Hello, I’m trying to figure out a good way to reduce thread divergence in my GPU-based ODE integration code.
Each thread is integrating an ODE using an integration algorithm that chooses the best time step based on error estimates. Since different threads have different initial conditions, the adaptive time step size will be different for each thread, resulting in divergence (some will need more time steps, in addition to potential divergence in the portion of the code that actually calculates the next time step size).
I thought one way to reduce this would be to use shared memory to use the same time step size in each block (or warp, really). In other words, calculate the minimum step size in the block, then use that for all threads.
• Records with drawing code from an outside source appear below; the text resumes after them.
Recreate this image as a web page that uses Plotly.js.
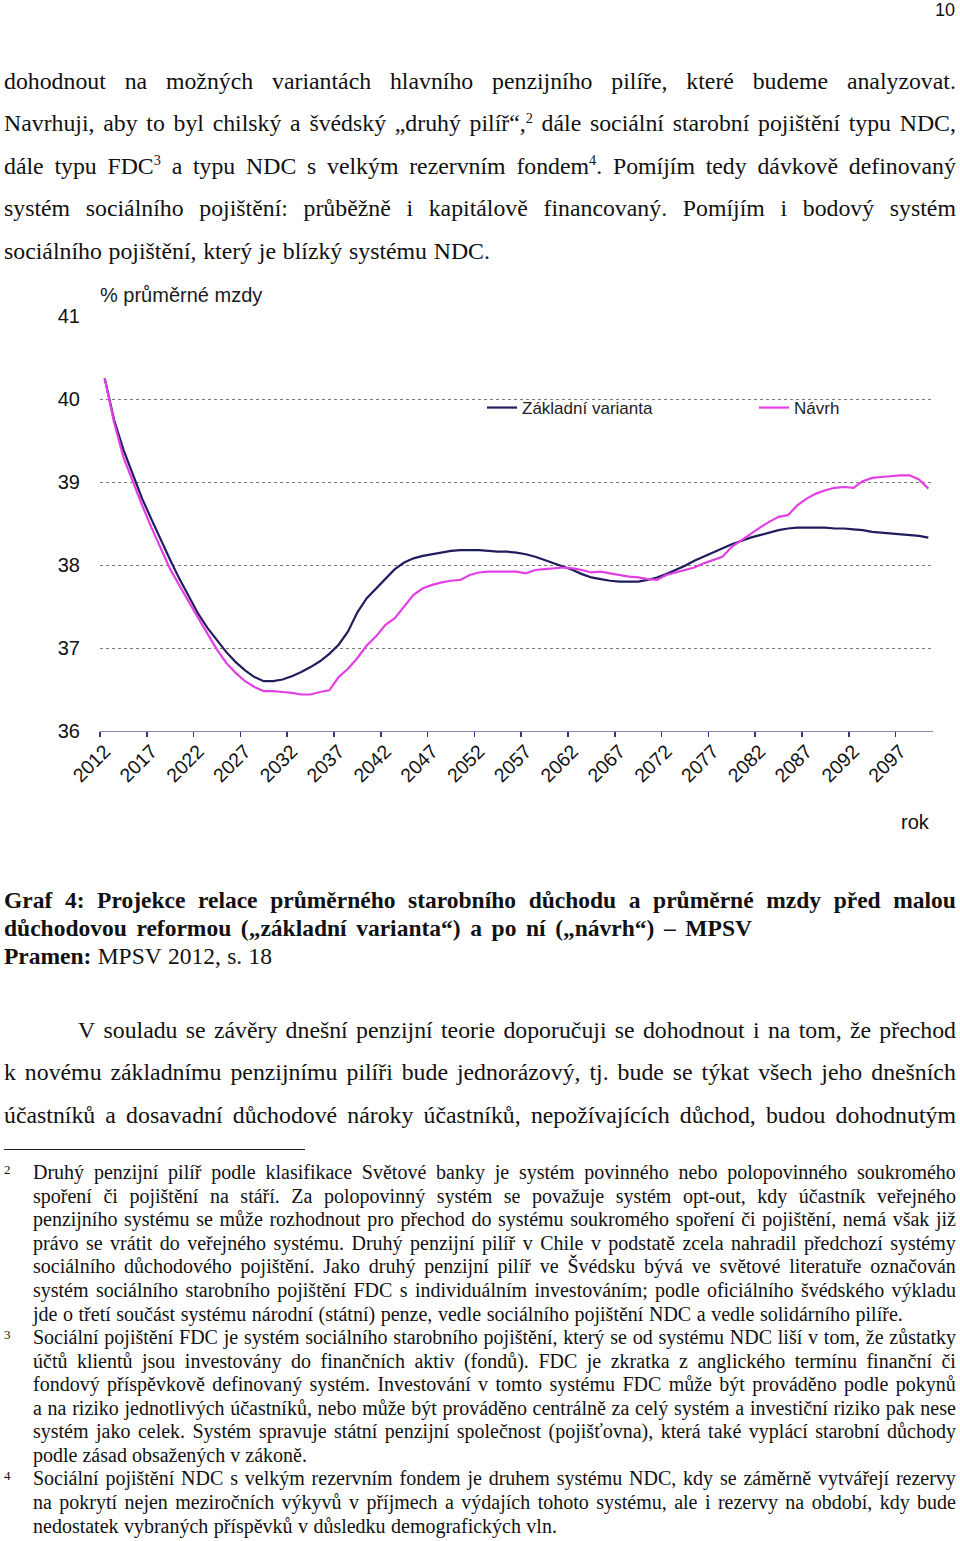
<!DOCTYPE html>
<html lang="cs">
<head>
<meta charset="utf-8">
<script src="https://cdn.plot.ly/plotly-3.0.1.min.js"></script>
<style>
html,body{margin:0;padding:0;background:#fff;}
body{width:960px;height:1541px;position:relative;overflow:hidden;font-family:"Liberation Serif","Times New Roman",serif;color:#111;}
.ln{position:absolute;display:flex;justify-content:space-between;align-items:baseline;white-space:nowrap;line-height:1;}
.ln span{display:block;}
sup{font-size:60%;vertical-align:baseline;position:relative;top:-0.6em;line-height:0;}
.fnum{position:absolute;font-size:13px;line-height:1;}
#pg{position:absolute;right:5px;top:1px;font-family:"Liberation Sans",Arial,sans-serif;font-size:18px;line-height:1;color:#111;}
#rule{position:absolute;left:4px;top:1149px;width:301px;height:1px;background:#222;}
#chart{position:absolute;left:0;top:280px;width:960px;height:570px;}
</style>
</head>
<body>
<div id="pg">10</div>
<div id="rule"></div>
<div id="chart"></div>
<script>
// ---------- chart data ----------
const years = [2012,2013,2014,2015,2016,2017,2018,2019,2020,2021,2022,2023,2024,2025,2026,2027,2028,2029,2030,
2031,2032,2033,2034,2035,2036,2037,2038,2039,2040,2041,2042,2043,2044,2045,2046,2047,2048,2049,2050,
2051,2052,2053,2054,2055,2056,2057,2058,2059,2060,2061,2062,2063,2064,2065,2066,2067,2068,2069,2070,
2071,2072,2073,2074,2075,2076,2077,2078,2079,2080,2081,2082,2083,2084,2085,2086,2087,2088,2089,2090,
2091,2092,2093,2094,2095,2096,2097,2098,2099,2100];

const zakladniVarianta = [40.25,39.75,39.39,39.10,38.80,38.55,38.30,38.06,37.83,37.62,37.41,37.24,37.10,36.95,36.83,36.73,36.65,36.60,36.60,
36.62,36.66,36.71,36.77,36.84,36.93,37.04,37.20,37.43,37.60,37.72,37.84,37.95,38.03,38.08,38.11,38.13,38.15,38.17,38.18,
38.18,38.18,38.17,38.16,38.16,38.15,38.13,38.10,38.06,38.02,37.98,37.94,37.89,37.85,37.83,37.81,37.80,37.80,37.80,37.82,
37.85,37.89,37.94,37.99,38.05,38.10,38.15,38.20,38.25,38.29,38.33,38.36,38.39,38.42,38.44,38.45,38.45,38.45,38.45,38.44,
38.44,38.43,38.42,38.40,38.39,38.38,38.37,38.36,38.35,38.33];

const navrh = [40.25,39.72,39.30,39.00,38.72,38.45,38.20,37.95,37.75,37.55,37.36,37.17,36.98,36.82,36.70,36.60,36.53,36.48,36.48,
36.47,36.46,36.44,36.44,36.47,36.49,36.65,36.75,36.88,37.03,37.14,37.28,37.36,37.50,37.64,37.72,37.76,37.79,37.81,37.82,
37.88,37.91,37.92,37.92,37.92,37.92,37.90,37.94,37.95,37.96,37.97,37.96,37.94,37.91,37.92,37.90,37.88,37.86,37.85,37.83,
37.82,37.88,37.91,37.94,37.97,38.02,38.06,38.10,38.22,38.30,38.38,38.45,38.52,38.58,38.60,38.72,38.80,38.86,38.90,38.93,
38.94,38.93,39.01,39.05,39.06,39.07,39.08,39.08,39.03,38.92];

const seriesNames = ['Základní varianta', 'Návrh'];
const tickYears = [2012,2017,2022,2027,2032,2037,2042,2047,2052,2057,2062,2067,2072,2077,2082,2087,2092,2097];
const yTicks = [36,37,38,39,40,41];
const yTitle = '% průměrné mzdy';
const xTitle = 'rok';

// ---------- page text ----------
const bodyLines = [
 'dohodnout na možných variantách hlavního penzijního pilíře, které budeme analyzovat.',
 'Navrhuji, aby to byl chilský a švédský „druhý pilíř“,<sup>2</sup> dále sociální starobní pojištění typu NDC,',
 'dále typu FDC<sup>3</sup> a typu NDC s velkým rezervním fondem<sup>4</sup>. Pomíjím tedy dávkově definovaný',
 'systém sociálního pojištění: průběžně i kapitálově financovaný. Pomíjím i bodový systém',
 'sociálního pojištění, který je blízký systému NDC.'
];
const captionLines = [
 '<b>Graf</b> <b>4:</b> <b>Projekce</b> <b>relace</b> <b>průměrného</b> <b>starobního</b> <b>důchodu</b> <b>a</b> <b>průměrné</b> <b>mzdy</b> <b>před</b> <b>malou</b>',
 '<b>důchodovou</b> <b>reformou</b> <b>(„základní</b> <b>varianta“)</b> <b>a</b> <b>po</b> <b>ní</b> <b>(„návrh“)</b> <b>–</b> <b>MPSV</b>',
 '<b>Pramen:</b> MPSV 2012, s. 18'
];
const para2Lines = [
 'V souladu se závěry dnešní penzijní teorie doporučuji se dohodnout i na tom, že přechod',
 'k novému základnímu penzijnímu pilíři bude jednorázový, tj. bude se týkat všech jeho dnešních',
 'účastníků a dosavadní důchodové nároky účastníků, nepožívajících důchod, budou dohodnutým'
];
const footLines = [
 'Druhý penzijní pilíř podle klasifikace Světové banky je systém povinného nebo polopovinného soukromého',
 'spoření či pojištění na stáří. Za polopovinný systém se považuje systém opt-out, kdy účastník veřejného',
 'penzijního systému se může rozhodnout pro přechod do systému soukromého spoření či pojištění, nemá však již',
 'právo se vrátit do veřejného systému. Druhý penzijní pilíř v Chile v podstatě zcela nahradil předchozí systémy',
 'sociálního důchodového pojištění. Jako druhý penzijní pilíř ve Švédsku bývá ve světové literatuře označován',
 'systém sociálního starobního pojištění FDC s individuálním investováním; podle oficiálního švédského výkladu',
 'jde o třetí součást systému národní (státní) penze, vedle sociálního pojištění NDC a vedle solidárního pilíře.',
 'Sociální pojištění FDC je systém sociálního starobního pojištění, který se od systému NDC liší v tom, že zůstatky',
 'účtů klientů jsou investovány do finančních aktiv (fondů). FDC je zkratka z anglického termínu finanční či',
 'fondový příspěvkově definovaný systém. Investování v tomto systému FDC může být prováděno podle pokynů',
 'a na riziko jednotlivých účastníků, nebo může být prováděno centrálně za celý systém a investiční riziko pak nese',
 'systém jako celek. Systém spravuje státní penzijní společnost (pojišťovna), která také vyplácí starobní důchody',
 'podle zásad obsažených v zákoně.',
 'Sociální pojištění NDC s velkým rezervním fondem je druhem systému NDC, kdy se záměrně vytvářejí rezervy',
 'na pokrytí nejen meziročních výkyvů v příjmech a výdajích tohoto systému, ale i rezervy na období, kdy bude',
 'nedostatek vybraných příspěvků v důsledku demografických vln.'
];
const footNums = [['2',0],['3',7],['4',13]];

function addLine(html, left, right, baseline, size) {
  const d = document.createElement('div');
  d.className = 'ln';
  d.style.left = left + 'px';
  d.style.width = (right - left) + 'px';
  d.style.fontSize = size + 'px';
  d.style.top = (baseline - 0.8375 * size) + 'px';
  d.style.columnGap = (0.12 * size) + 'px';
  html.split(' ').forEach(w => {
    const s = document.createElement('span');
    s.innerHTML = w;
    d.appendChild(s);
  });
  document.body.appendChild(d);
  let ls = 0;
  while (d.scrollWidth > d.clientWidth + 1 && ls > -1.2) {
    ls -= 0.1;
    d.style.letterSpacing = ls + 'px';
  }
}

const bodyRight = [956,956,956,956,490];
bodyLines.forEach((t,i) => addLine(t, 4, bodyRight[i], 89.5 + 42.5*i, 23.8));
const capRight = [956,752,272];
captionLines.forEach((t,i) => addLine(t, 4, capRight[i], 908.5 + 28*i, 23.5));
const p2Left = [78,4,4];
para2Lines.forEach((t,i) => addLine(t, p2Left[i], 956, 1038.5 + 42.5*i, 23.8));
const footRight = [956,956,956,956,956,956,903,956,956,956,956,956,307,956,956,557];
footLines.forEach((t,i) => addLine(t, 33, footRight[i], 1179 + 23.55*i, 20));
footNums.forEach(([n,i]) => {
  const s = document.createElement('div');
  s.className = 'fnum';
  s.textContent = n;
  s.style.left = '4px';
  s.style.top = (1179 + 23.55*i - 5 - 0.8375*13) + 'px';
  document.body.appendChild(s);
});

// ---------- chart ----------
const sans = '"Liberation Sans", Arial, sans-serif';
const traces = [
  {x: years, y: zakladniVarianta, name: seriesNames[0], type: 'scatter', mode: 'lines',
   line: {color: '#201d5e', width: 2.2}, legend: 'legend'},
  {x: years, y: navrh, name: seriesNames[1], type: 'scatter', mode: 'lines',
   line: {color: '#e43fe4', width: 2.2}, legend: 'legend2'}
];
const legendBase = {orientation: 'h', xanchor: 'left', y: (731-408)/415, yanchor: 'middle',
  font: {family: sans, size: 17, color: '#222'}, bgcolor: 'rgba(0,0,0,0)', borderwidth: 0, itemwidth: 30};
const layout = {
  width: 960, height: 570,
  margin: {l: 100, r: 27, t: 36, b: 119, pad: 0, autoexpand: false},
  paper_bgcolor: '#ffffff', plot_bgcolor: '#ffffff',
  font: {family: sans, size: 20, color: '#111'},
  title: {text: yTitle, font: {family: sans, size: 20, color: '#1a1a1a'},
          xref: 'paper', x: 0, xanchor: 'left', yref: 'container', y: 1 - 15/570, yanchor: 'middle', pad: {l: 0, t: 0, b: 0, r: 0}},
  xaxis: {
    range: [2011.5, 2100.5], tickmode: 'array', tickvals: tickYears, ticktext: tickYears.map(String),
    tickangle: -45, ticks: '', showgrid: false, zeroline: false, showline: true,
    linecolor: '#8686b6', linewidth: 1.3, tickfont: {family: sans, size: 19.5, color: '#111'},
    fixedrange: true, automargin: false,
    minor: {tickmode: 'array', tickvals: tickYears.map(v => v - 0.5), ticks: 'outside', ticklen: 5,
            tickcolor: '#35357a', tickwidth: 1.5, showgrid: false}
  },
  yaxis: {
    range: [36, 41], tickmode: 'array', tickvals: yTicks, ticktext: yTicks.map(String),
    showgrid: true, gridcolor: '#7a7a7a', griddash: 'dot', gridwidth: 1,
    zeroline: false, showline: false, ticks: '', ticklabelstandoff: 19,
    tickfont: {family: sans, size: 20, color: '#111'}, fixedrange: true, automargin: false
  },
  showlegend: true,
  legend: Object.assign({}, legendBase, {x: (482-100)/833}),
  legend2: Object.assign({}, legendBase, {x: (754-100)/833}),
  annotations: [{text: xTitle, xref: 'paper', yref: 'paper', x: (932-100)/833, xanchor: 'right',
                 y: (731-822)/415, yanchor: 'middle', showarrow: false,
                 font: {family: sans, size: 20, color: '#111'}}]
};
Plotly.newPlot('chart', traces, layout, {staticPlot: true, displayModeBar: false});
</script>
</body>
</html>
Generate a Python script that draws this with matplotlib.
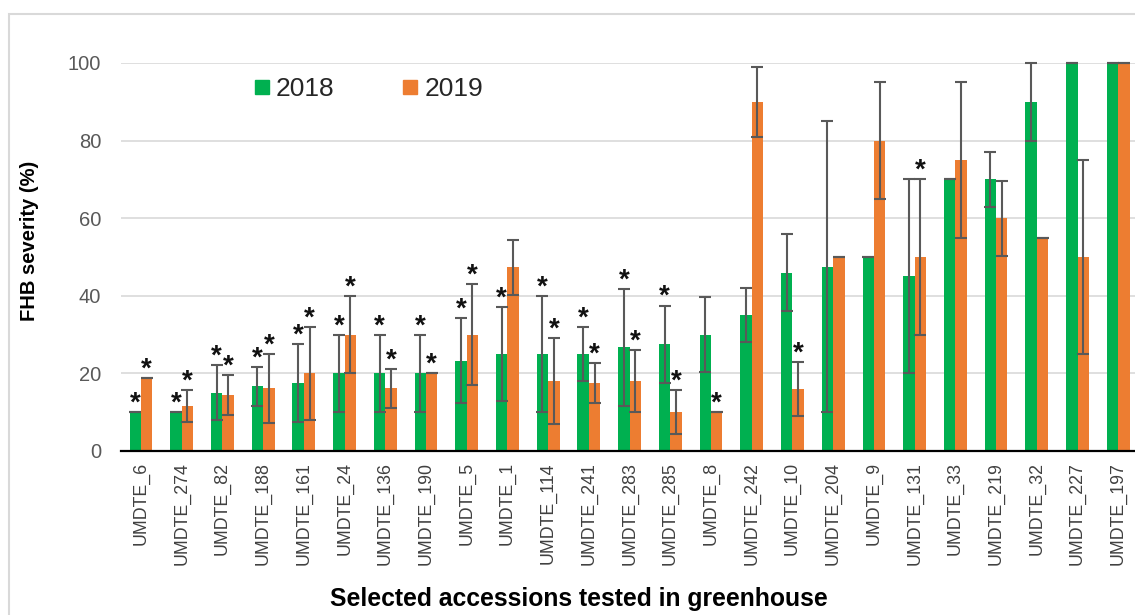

This is the way I tried to do that:
__shared__ double cache[BLOCK_SIZE];
...
cache[threadIdx.x] = stepSize;
__syncthreads();
for (int i = 0; i < BLOCK_SIZE; ++i) {
stepSize = fmin(stepSize, cache[i]'
}
However, the performance seems to be worse than just letting the threads diverge, and I’m worried that I’m not doing this in the best way.
Will accessing the shared memory in this way create conflicts, that would reduce performance? And if so, is there a better way to do this?
I’ve looked a lot at global reduction operations, and though about using the local portions of those—would that be better?
You don’t gain anything by avoiding divergence here. Divergence is slower only if threads of a warp execute different instructions.
Instructions that are executed by some threads only do not reduce performance (compared to the situation where all threads execute all instructions, but the additionally executed instructions perform no useful work).
Ok, that might explain why the original code seems to be faster. In this time-stepping algorithm, there isn’t anywhere that some threads in a warp will be doing one thing while others do something else.
Instead, there are a couple of loops that some threads may exit before others (so some are doing more work). If I understand correctly, the threads will converge again after these points?
Yes, and exiting early comes at no penalty (other than that these threads don’t do anything useful).
Having these threads do useless work in order to achieve a uniform control flow will not speed up anything. Indeed it might even slow down execution if a whole warp now performs useless work instead of just sleeping until the synchronization point.